The G77 and China has historically pushed for a strong climate agreement – and still does to an extent. However, being roughly 150 countries, it is sometimes difficult for everybody to agree on the strongest position available. This has very much been the case recently, where we saw in Poznan the G77 and China shy away from embracing the positions of AOSIS and the LDCs due to internal opposition. They still have significant capacity and put strong proposals on the table at negotiations, but can no longer speak from a position of moral authority. The most important thing for this bloc is maintaining the foundational principle of “common but differentiated responsibilites” as established in the UNFCCC convention text. This is where the debate about developing country mitigation action comes from. They don’t want to do anything without massive financial and technical support – and even then don’t want to be legally bound. This is understandable, considering developed countries have a historic responsbility and have shown frighteningly littleĀ  leadership as of yet.

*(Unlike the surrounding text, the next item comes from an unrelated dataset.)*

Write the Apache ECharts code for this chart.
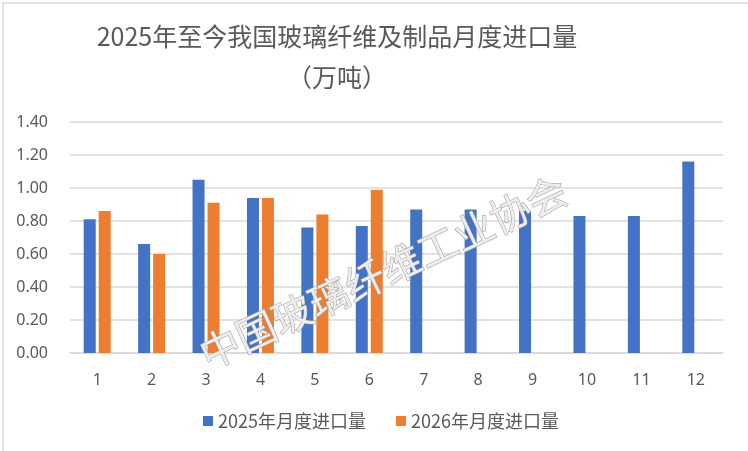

Umbrella Group (specifically Australia, Canada, Japan, United States):

Sitting back, smiling, and doing everything they can to keep an agreement from being reached. At every turn, one of the four listed countries is doing something bad and keeping consensus from being reached. Money in the short-term is far more important than a habitable planet in the long-term for these countries. These countries seem to care little for the most vulnerable among us or for their own children. We need massive grassroots mobilizations in each of these countries demanding our governments step up and do everything necessary to ensure the survival of all countries and peoples. We can accept nothing less.

Alliance of Small Island States (AOSIS) and Least Developed Countries (LDCs):

This subset of the G77 and China recently found its voice in a very large and incredibly important way. In Poznan, AOSIS and the LDCs pushed hard, along with the youth present, for a dramatic reshaping of the debate. We need to go back and completely rethink what is necessary to ensure the survival of all countries and peoples. This means much lower emission targets than initially assumed as well as a sustained commitment to adaptation support. AOSIS and the LDCs are the moral compass at the negotiations. They are the litmus test of whether or not we are doing enough. It’s absurd to think that these countries have to fight tooth and nail for the rest of the world to simply recognize their right to survival. Negotiators (primarily from developed countries) are knowingly condemning them to death. Though we may be able to save lives with adaptation efforts, even that isn’t assured in the current negotiations. Regardless, if things don’t change soon, not only will we have blood on our hands, but we’ll have knowingly committed mass cultural genocide.

Business:

The business interests work almost enitrely behind the scences. Being very sensetive to their public image and perception, they don’t speak up much in public, but are definitely present and trying to move things in a specific direction. There are many positions within the business community, but those who show up and commit resources to influencing the process tend to be those trying to kill the negotiations. Lately they haven’t had to do as much, since industry interests are currently deeply imbedded in US politics. The US government does the fighting for them. Hopefully that will soon change.

Environmental Non-Governmental Organizations (ENGOs):

At international climate negotiations, ENGOs organize themselves through the Climate Action Network (CAN). CAN is sort of like the G77 and China. It is a big group and they often push very progressive positions, but they also get bogged down and are forced to take weaker positions than necessary due to internal dissent. An example of this was in Poznan when AOSIS, LDCs, and youth began to push for 350ppm as a concentration target and 1.5 degrees C as a max temperature rise. CAN was unable to quickly respond, having spent years pushing 2 degrees C and having no official stance on concentration targets. They’ll likely get to these positions, but they missed an important opportunity when key negotiating blocs needed support.

Youth:

What can I say? I like youth. We attend these negotiations from a very important position. We are not an interest group. We are not bound by big, unweildy organizations. We are simply there fighting for our collective future. In Poznan, youth were quick to jump behind and support AOSIS and the LDCs as it quickly became clear our goals are alligned – the survival of all countries and peoples. (Sorry if you’re tired of hearing that phrase… but it’s so so important considering negotiations currently don’t ensure the survival of all countries and peoples). We have a lot of growing to do, but there are some seriously motivated individuals involved who are going to push things in amazing ways. We just need to make sure we don’t accidentaly become a hierarchical bureaucracy ourselves. Decentralized is the way to go. I’ve always hated the idea of “movement leaders” – we’re all leaders and we’re all equal stakeholders when it comes to defending our future. It will be intersting to see where things go in the next year as we try to mobilize and organize an increasingly large number of people around Copenhagen.

Overall:

We can’t think of Copenhagen as the end game. There is so much to do before and after Copenhagen. It’s just a significant benchmark, but one at which we can do little in the way of moving governments. That movement will take place before or after the event.